This post summarizes my learning note on the forward-mode (or tangent method) for sensitivity analysis of ordinary differential equations (ODEs). Similar to the previous posts on tangent method for linear and nonlinear equations, it can be extended for finding the sensitivity of the solution of ODEs or the gradient through the NeuralODE with repsect to the initial condition or the parameters. This post is based on the YouTube video: Neural ODEs - Pushforward/Jvp rule.
Consider the nonlinear ODE: \[ \frac{du}{dt} = f(u, \theta) \tag{1}\] which is evaluated at \(t=T\) with initial condition \(u(t=0)=u_0\) as \[ q(\theta,u_0,T) = u(T) \] where \(\theta\in\mathbb{R}^P\) is the parameter; \(u_0\in\mathbb{R}^N\) is the initial condition; \(T\) is the final time; and \(u(T)\in\mathbb{R}^N\) is the final state.

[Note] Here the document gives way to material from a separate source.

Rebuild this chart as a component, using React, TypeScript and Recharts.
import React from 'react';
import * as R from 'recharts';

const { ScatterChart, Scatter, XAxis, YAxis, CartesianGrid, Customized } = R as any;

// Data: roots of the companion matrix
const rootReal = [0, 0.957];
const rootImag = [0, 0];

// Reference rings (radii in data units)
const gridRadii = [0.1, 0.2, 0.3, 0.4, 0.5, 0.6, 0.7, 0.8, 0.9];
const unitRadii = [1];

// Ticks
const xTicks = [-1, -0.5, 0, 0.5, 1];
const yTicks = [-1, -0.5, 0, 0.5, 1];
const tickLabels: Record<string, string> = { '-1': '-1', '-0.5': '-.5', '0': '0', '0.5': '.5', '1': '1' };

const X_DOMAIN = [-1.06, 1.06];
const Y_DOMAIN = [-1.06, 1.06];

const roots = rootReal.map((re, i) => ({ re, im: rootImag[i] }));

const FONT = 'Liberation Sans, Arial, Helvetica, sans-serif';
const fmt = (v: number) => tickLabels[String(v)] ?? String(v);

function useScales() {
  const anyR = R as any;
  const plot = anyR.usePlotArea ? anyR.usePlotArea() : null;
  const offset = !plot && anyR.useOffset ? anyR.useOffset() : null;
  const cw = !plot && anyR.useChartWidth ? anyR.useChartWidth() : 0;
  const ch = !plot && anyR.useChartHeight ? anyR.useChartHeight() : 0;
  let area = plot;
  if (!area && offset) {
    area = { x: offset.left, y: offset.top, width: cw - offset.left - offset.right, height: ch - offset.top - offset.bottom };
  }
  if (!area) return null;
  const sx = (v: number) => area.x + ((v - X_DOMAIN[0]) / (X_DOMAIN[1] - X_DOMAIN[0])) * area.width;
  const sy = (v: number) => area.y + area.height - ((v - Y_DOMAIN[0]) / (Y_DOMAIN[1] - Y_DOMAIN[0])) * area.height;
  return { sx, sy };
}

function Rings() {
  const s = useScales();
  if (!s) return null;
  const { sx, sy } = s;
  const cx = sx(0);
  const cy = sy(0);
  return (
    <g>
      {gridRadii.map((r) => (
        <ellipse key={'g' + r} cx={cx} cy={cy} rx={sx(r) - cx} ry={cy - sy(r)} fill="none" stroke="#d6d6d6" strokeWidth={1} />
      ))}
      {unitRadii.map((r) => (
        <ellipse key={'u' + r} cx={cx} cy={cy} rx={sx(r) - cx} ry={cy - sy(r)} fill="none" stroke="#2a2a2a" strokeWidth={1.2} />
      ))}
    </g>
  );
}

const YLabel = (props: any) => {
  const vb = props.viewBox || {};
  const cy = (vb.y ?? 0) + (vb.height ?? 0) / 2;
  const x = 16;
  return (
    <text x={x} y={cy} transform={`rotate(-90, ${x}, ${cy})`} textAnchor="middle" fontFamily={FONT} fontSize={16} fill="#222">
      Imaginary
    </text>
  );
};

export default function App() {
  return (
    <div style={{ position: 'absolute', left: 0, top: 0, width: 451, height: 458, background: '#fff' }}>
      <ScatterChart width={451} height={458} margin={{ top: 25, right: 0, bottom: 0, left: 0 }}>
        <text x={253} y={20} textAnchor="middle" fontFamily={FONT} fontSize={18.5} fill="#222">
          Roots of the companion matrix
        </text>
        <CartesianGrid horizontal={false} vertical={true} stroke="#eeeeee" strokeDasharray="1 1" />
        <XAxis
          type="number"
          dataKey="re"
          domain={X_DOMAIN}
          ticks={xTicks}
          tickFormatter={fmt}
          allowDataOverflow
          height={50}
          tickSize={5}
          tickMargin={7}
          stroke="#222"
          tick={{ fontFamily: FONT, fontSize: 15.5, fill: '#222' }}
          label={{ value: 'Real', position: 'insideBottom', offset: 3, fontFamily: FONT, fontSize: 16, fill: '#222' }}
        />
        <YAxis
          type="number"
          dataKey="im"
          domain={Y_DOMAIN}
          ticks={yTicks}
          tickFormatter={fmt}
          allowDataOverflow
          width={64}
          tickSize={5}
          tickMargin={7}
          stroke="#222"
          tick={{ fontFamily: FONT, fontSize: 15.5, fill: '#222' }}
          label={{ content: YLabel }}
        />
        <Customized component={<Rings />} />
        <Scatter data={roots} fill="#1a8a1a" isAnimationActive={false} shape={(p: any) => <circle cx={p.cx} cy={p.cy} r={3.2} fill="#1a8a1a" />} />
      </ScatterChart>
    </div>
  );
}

The ODE can be solved by any ODE solver, such as the Euler method or Runge-Kutta method.
Our task is to forward-propagate the tangent information (a vector) on the inpus \(\dot{\theta}\in\mathbb{R}^P, \dot{u}_0\in\mathbb{R}^{N}, T\in\mathbb{R}\) to the output \(\dot{u}(T)\in\mathbb{R}^N\) without unrolling the solver and applying forward-mode AD to its operation.
In general, the forward-mode AD can be found the Jacobian-vector product on the total derivative of the output: \[ \dot{u}(T) = \underbrace{\frac{\partial q}{\partial \theta}\dot{\theta}}_{\dot{u}(T)_\theta} + \underbrace{\frac{\partial q}{\partial u_0}\dot{u}_0}_{\dot{u}(T)_{u_0}} + \underbrace{\frac{\partial q}{\partial T}\dot{T}}_{\dot{u}(T)_T} \]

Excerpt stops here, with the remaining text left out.